In the six months since the keel-laying, work in Cammell Laird’s construction hall has continued apace. The ship is currently over 20m high and 30m long; 2,000 tonnes of steel have been assembled, which is more than a third of the total. We are on course for the ceremonial launch in early 2018; followed by sea-trials before she enters full service in 2019-20.
Success through teamwork
Building a research ship that will operate in one of the most hostile regions on earth is a huge challenge. Successful delivery depends on a diverse range of professional groups working collaboratively.

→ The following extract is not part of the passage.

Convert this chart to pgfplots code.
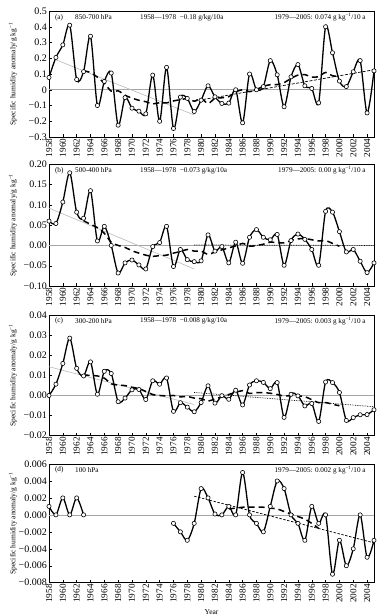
\documentclass[border=0pt]{standalone}
\usepackage{fontspec}
\setmainfont{Liberation Serif}
\usepackage{pgfplots}
\usepackage{pgfplotstable}
\pgfplotsset{compat=1.18}

\pgfplotstableread{
yr v
1958 0.078
1959 0.205
1960 0.285
1961 0.41
1962 0.065
1963 0.115
1964 0.34
1965 -0.10
1966 0.053
1967 0.106
1968 -0.225
1969 -0.05
1970 -0.117
1971 -0.136
1972 -0.153
1973 0.093
1974 -0.20
1975 0.142
1976 -0.246
1977 -0.047
1978 -0.055
1979 -0.138
1980 -0.066
1981 0.025
1982 -0.045
1983 -0.087
1984 -0.085
1985 0.0
1986 -0.21
1987 0.10
1988 0.0
1989 0.02
1990 0.185
1991 0.095
1992 -0.108
1993 0.082
1994 0.16
1995 0.025
1996 0.008
1997 -0.083
1998 0.40
1999 0.235
2000 0.055
2001 0.02
2002 0.114
2003 0.185
2004 -0.147
2005 0.12
}\dataA
\pgfplotstableread{
yr v
1963 0.121
1964 0.109
1965 0.080
1966 0.042
1967 -0.009
1968 -0.007
1969 -0.035
1970 -0.053
1971 -0.067
1972 -0.076
1973 -0.090
1974 -0.082
1975 -0.084
1976 -0.071
1977 -0.063
1978 -0.057
1979 -0.073
1980 -0.055
1981 -0.087
1982 -0.055
1983 -0.051
1984 -0.044
1985 -0.014
1986 0.000
1987 -0.012
1988 0.000
1989 0.022
1990 0.032
1991 0.033
1992 0.045
1993 0.072
1994 0.093
1995 0.096
1996 0.081
1997 0.083
1998 0.110
1999 0.089
2000 0.085
}\rmA
\pgfplotstableread{
yr v
1958 0.060
1959 0.054
1960 0.107
1961 0.179
1962 0.082
1963 0.067
1964 0.135
1965 0.011
1966 0.047
1967 0.0
1968 -0.068
1969 -0.043
1970 -0.036
1971 -0.048
1972 -0.058
1973 -0.003
1974 0.007
1975 0.047
1976 -0.052
1977 -0.010
1978 -0.035
1979 -0.040
1980 -0.038
1981 0.026
1982 -0.014
1983 -0.003
1984 -0.043
1985 0.008
1986 -0.044
1987 0.020
1988 0.039
1989 0.020
1990 0.014
1991 0.027
1992 -0.049
1993 0.012
1994 0.028
1995 0.015
1996 -0.010
1997 -0.049
1998 0.084
1999 0.082
2000 0.034
2001 -0.016
2002 -0.010
2003 -0.039
2004 -0.067
2005 -0.043
}\dataB
\pgfplotstableread{
yr v
1963 0.061
1964 0.052
1965 0.044
1966 0.030
1967 0.008
1968 0.000
1969 -0.005
1970 -0.013
1971 -0.019
1972 -0.024
1973 -0.027
1974 -0.025
1975 -0.024
1976 -0.019
1977 -0.015
1978 -0.010
1979 -0.014
1980 -0.014
1981 -0.022
1982 -0.016
1983 -0.011
1984 -0.006
1985 -0.001
1986 0.005
1987 -0.002
1988 0.000
1989 0.003
1990 0.008
1991 0.007
1992 0.006
1993 0.012
1994 0.016
1995 0.017
1996 0.014
1997 0.011
1998 0.012
1999 0.005
2000 -0.002
}\rmB
\pgfplotstableread{
yr v
1958 0.0
1959 0.0056
1960 0.0159
1961 0.0285
1962 0.0135
1963 0.0097
1964 0.0167
1965 0.0006
1966 0.0120
1967 0.0109
1968 -0.0031
1969 -0.0013
1970 0.0028
1971 0.0030
1972 -0.0020
1973 0.0073
1974 0.0056
1975 0.0087
1976 -0.0079
1977 -0.0036
1978 -0.0058
1979 -0.0081
1980 -0.0035
1981 0.0048
1982 -0.0038
1983 -0.0001
1984 -0.0019
1985 0.0026
1986 -0.0047
1987 0.0052
1988 0.0073
1989 0.0065
1990 0.0034
1991 0.0064
1992 -0.0109
1993 0.0006
1994 -0.0002
1995 -0.0052
1996 -0.0040
1997 -0.0129
1998 0.0067
1999 0.0064
2000 0.0015
2001 -0.0124
2002 -0.0110
2003 -0.0096
2004 -0.0095
2005 -0.0071
}\dataC
\pgfplotstableread{
yr v
1963 0.0101
1964 0.0100
1965 0.0097
1966 0.0086
1967 0.0058
1968 0.0052
1969 0.0049
1970 0.0041
1971 0.0034
1972 0.0020
1973 0.0004
1974 0.0000
1975 -0.0002
1976 0.0000
1977 -0.0007
1978 -0.0005
1979 -0.0013
1980 -0.0016
1981 -0.0028
1982 -0.0017
1983 -0.0007
1984 0.0005
1985 0.0015
1986 0.0024
1987 0.0010
1988 0.0014
1989 0.0014
1990 0.0011
1991 0.0005
1992 -0.0003
1993 -0.0001
1994 -0.0002
1995 -0.0006
1996 -0.0021
1997 -0.0036
1998 -0.0035
1999 -0.0044
2000 -0.0051
}\rmC
\pgfplotstableread{
yr v
1958 0.001
1959 0.0
1960 0.002
1961 0.0
1962 0.002
1963 0.0
}\dataDa
\pgfplotstableread{
yr v
1976 -0.001
1977 -0.002
1978 -0.003
1979 -0.001
1980 0.0031
1981 0.002
1982 0.0001
1983 0.0
1984 0.001
1985 0.0
1986 0.005
1987 0.0
1988 -0.001
1989 -0.002
1990 0.001
1991 0.004
1992 0.0031
1993 0.0
1994 -0.001
1995 -0.003
1996 0.001
1997 -0.001
1998 0.0
1999 -0.007
2000 -0.003
2001 -0.006
2002 -0.004
2003 0.0
2004 -0.005
2005 -0.003
}\dataDb
\pgfplotstableread{
yr v
1984 0.0007
1985 0.0008
1986 0.0009
1987 0.0009
1988 0.0009
1989 0.0009
1990 0.0008
1991 0.0007
1992 0.0004
1993 0.0001
1994 -0.0002
1995 -0.0005
1996 -0.0010
1997 -0.0016
}\rmD

\tikzset{ann/.style={font=\fontsize{7.2}{8}\selectfont, inner sep=0pt}}
\pgfplotsset{
  panel/.style={
    scale only axis, width=325pt,
    xmin=1958, xmax=2005,
    axis line style={line width=0.5pt},
    tick style={black, line width=0.4pt},
    major tick length=2.5pt,
    tick align=inside,
    xtick pos=bottom, ytick pos=left,
    scaled y ticks=false, scaled x ticks=false,
    xtick={1958,1960,...,2004},
    xticklabel style={rotate=90, anchor=east, font=\fontsize{9.2}{10}\selectfont, /pgf/number format/1000 sep={}, inner sep=1.5pt},
    yticklabel style={font=\fontsize{10}{11}\selectfont, inner sep=2pt},
    /pgf/number format/assume math mode=true,
    ylabel={Specific humidity anomaly/g kg\textsuperscript{−1}},
    ylabel style={at={(axis description cs:-0.111,0.5)}, anchor=center, font=\fontsize{7.5}{8}\selectfont},
    clip=false,
  },
  obs/.style={black, line width=1.3pt, smooth, tension=0.5, mark=*, mark size=2.1pt, mark options={fill=white, draw=black, line width=0.6pt, solid}},
  rmean/.style={black, line width=1.5pt, dash pattern=on 6pt off 4pt, smooth, no marks},
  gtrend/.style={gray!55, line width=0.6pt, no marks},
  zline/.style={gray!70, line width=0.5pt, no marks},
}

\begin{document}
\begin{tikzpicture}
\useasboundingbox (0pt,0pt) rectangle (390pt,616pt);

% (a)
\begin{axis}[panel, at={(49pt,479pt)}, anchor=south west, height=126pt,
  ymin=-0.3, ymax=0.5,
  ytick={-0.3,-0.2,-0.1,0,0.1,0.2,0.3,0.4,0.5},
  yticklabels={−0.3,−0.2,−0.1,0,0.1,0.2,0.3,0.4,0.5}]
\addplot[zline] coordinates {(1958,0) (2005,0)};
\addplot[gtrend] coordinates {(1959,0.19) (1979,-0.16)};
\addplot[black, line width=0.7pt, dash pattern=on 3pt off 1.5pt, no marks] coordinates {(1979,-0.072) (2005,0.127)};
\addplot[rmean] table[x=yr,y=v] {\rmA};
\addplot[obs] table[x=yr,y=v] {\dataA};
\node[ann, anchor=west] at (axis description cs:0.018,0.95) {(a)};
\node[ann, anchor=west] at (axis description cs:0.08,0.95) {850-700 hPa};
\node[ann, anchor=west] at (axis description cs:0.28,0.95) {1958—1978\ \ −0.18 g/kg/10a};
\node[ann, anchor=east] at (axis description cs:0.975,0.95) {1979—2005: 0.074 g kg\textsuperscript{−1}/10 a};
\end{axis}

% (b)
\begin{axis}[panel, at={(49pt,330pt)}, anchor=south west, height=121.7pt,
  ymin=-0.10, ymax=0.20,
  ytick={-0.10,-0.05,0,0.05,0.10,0.15,0.20},
  yticklabels={−0.10,−0.05,0.00,0.05,0.10,0.15,0.20}]
\addplot[zline] coordinates {(1958,0) (2005,0)};
\addplot[gtrend] coordinates {(1958,0.092) (1979,-0.058)};
\addplot[black, line width=0.7pt, densely dotted, no marks] coordinates {(1979,0.001) (2005,0.0)};
\addplot[rmean] table[x=yr,y=v] {\rmB};
\addplot[obs] table[x=yr,y=v] {\dataB};
\node[ann, anchor=west] at (axis description cs:0.018,0.95) {(b)};
\node[ann, anchor=west] at (axis description cs:0.08,0.95) {500-400 hPa};
\node[ann, anchor=west] at (axis description cs:0.28,0.95) {1958—1978\ \ −0.073 g/kg/10a};
\node[ann, anchor=east] at (axis description cs:0.975,0.95) {1979—2005: 0.00 g kg\textsuperscript{−1}/10 a};
\end{axis}

% (c)
\begin{axis}[panel, at={(49pt,180.3pt)}, anchor=south west, height=120.7pt,
  ymin=-0.02, ymax=0.04,
  ytick={-0.02,-0.01,0,0.01,0.02,0.03,0.04},
  yticklabels={−0.02,−0.01,0.00,0.01,0.02,0.03,0.04}]
\addplot[zline] coordinates {(1958,0) (2005,0)};
\addplot[gtrend] coordinates {(1958,0.0143) (1979,-0.0045)};
\addplot[black, line width=0.7pt, densely dotted, no marks] coordinates {(1979,0.0015) (2005,-0.0056)};
\addplot[rmean] table[x=yr,y=v] {\rmC};
\addplot[obs] table[x=yr,y=v] {\dataC};
\node[ann, anchor=west] at (axis description cs:0.018,0.95) {(c)};
\node[ann, anchor=west] at (axis description cs:0.08,0.95) {300-200 hPa};
\node[ann, anchor=west] at (axis description cs:0.28,0.95) {1958—1978\ \ −0.008 g/kg/10a};
\node[ann, anchor=east] at (axis description cs:0.975,0.95) {1979—2005: 0.003 g kg\textsuperscript{−1}/10 a};
\end{axis}

% (d)
\begin{axis}[panel, at={(49pt,33.3pt)}, anchor=south west, height=118.7pt,
  ymin=-0.008, ymax=0.006,
  ytick={-0.008,-0.006,-0.004,-0.002,0,0.002,0.004,0.006},
  yticklabels={−0.008,−0.006,−0.004,−0.002,0.000,0.002,0.004,0.006},
  xlabel={Year},
  xlabel style={at={(axis description cs:0.5,-0.247)}, anchor=center, font=\fontsize{7.5}{8}\selectfont}]
\addplot[zline] coordinates {(1958,0) (2005,0)};
\addplot[black, line width=0.7pt, dash pattern=on 2.5pt off 1.5pt, no marks] coordinates {(1979,0.0022) (2005,-0.0033)};
\addplot[rmean] table[x=yr,y=v] {\rmD};
\addplot[obs] table[x=yr,y=v] {\dataDa};
\addplot[obs] table[x=yr,y=v] {\dataDb};
\node[ann, anchor=west] at (axis description cs:0.018,0.95) {(d)};
\node[ann, anchor=west] at (axis description cs:0.08,0.95) {100 hPa};
\node[ann, anchor=east] at (axis description cs:0.975,0.95) {1979—2005: 0.002 g kg\textsuperscript{−1}/10 a};
\end{axis}
\end{tikzpicture}
\end{document}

As the Senior Responsible Officer on this infrastructure investment, it is my job to ensure that the programme attains excellent governance and effective management of public money.
I chair the RRS Sir David Attenborough Programme Board which includes project leaders from NERC, BAS, colleagues from the Department of Business, Energy and Industrial Strategy (BEIS), the Managing Director of Cammell Laird, marine design consultants Houlder and a procurement specialist from UKSBS. At our regular programme board meetings and at multi-disciplinary workshops we bring our teams together to share ideas, concerns and ambitions. Together we are driving the programme in a cohesive and effective direction.
What’s happening now?
Our professional project management teams in NERC Head Office and at BAS are working closely with the Cammell Laird team in Birkenhead. Captains and engineers from RRS James Clark Ross and RRS Ernest Shackleton are providing expert input to the construction project. Block 20 of the ship is nearing completion. BAS Operational teams are developing plans to get the new ship into service.
Design and development work on a suite of enhancements to Antarctic and subantarctic research stations is underway with technical and engineering expertise from NERC-BAS’s advisors Ramboll and our construction partner, BAM Nuttall.
This modernisation of the research stations will enable optimal use of the new ship’s logistical and scientific capabilities, and will ensure that the UK maintains its position as a global leader in polar science and a major presence in the Antarctic and the South Atlantic.
The RRS Sir David Attenborough and the research station projects associated with it represent a total investment of £225m. The programme is among the 200 biggest currently funded by Government, which places it in the Government Major Projects Portfolio (GMPP) alongside programmes including High Speed Two (HS2) and the Trident replacement. The Infrastructure and Projects Authority – a part of the Cabinet Office and of HM Treasury – oversees these major projects. Their reports so far have rated our progress as Amber/Green – a very positive outcome for a programme at this stage.
I am hugely excited by the opportunity to lead this project – and to work with a wide range of skilled and talented people. NERC’s commissioning of the RRS Sir David Attenborough will keep Britain at the forefront of world-leading research and will transform how Britain supports science in Antarctica and the Arctic.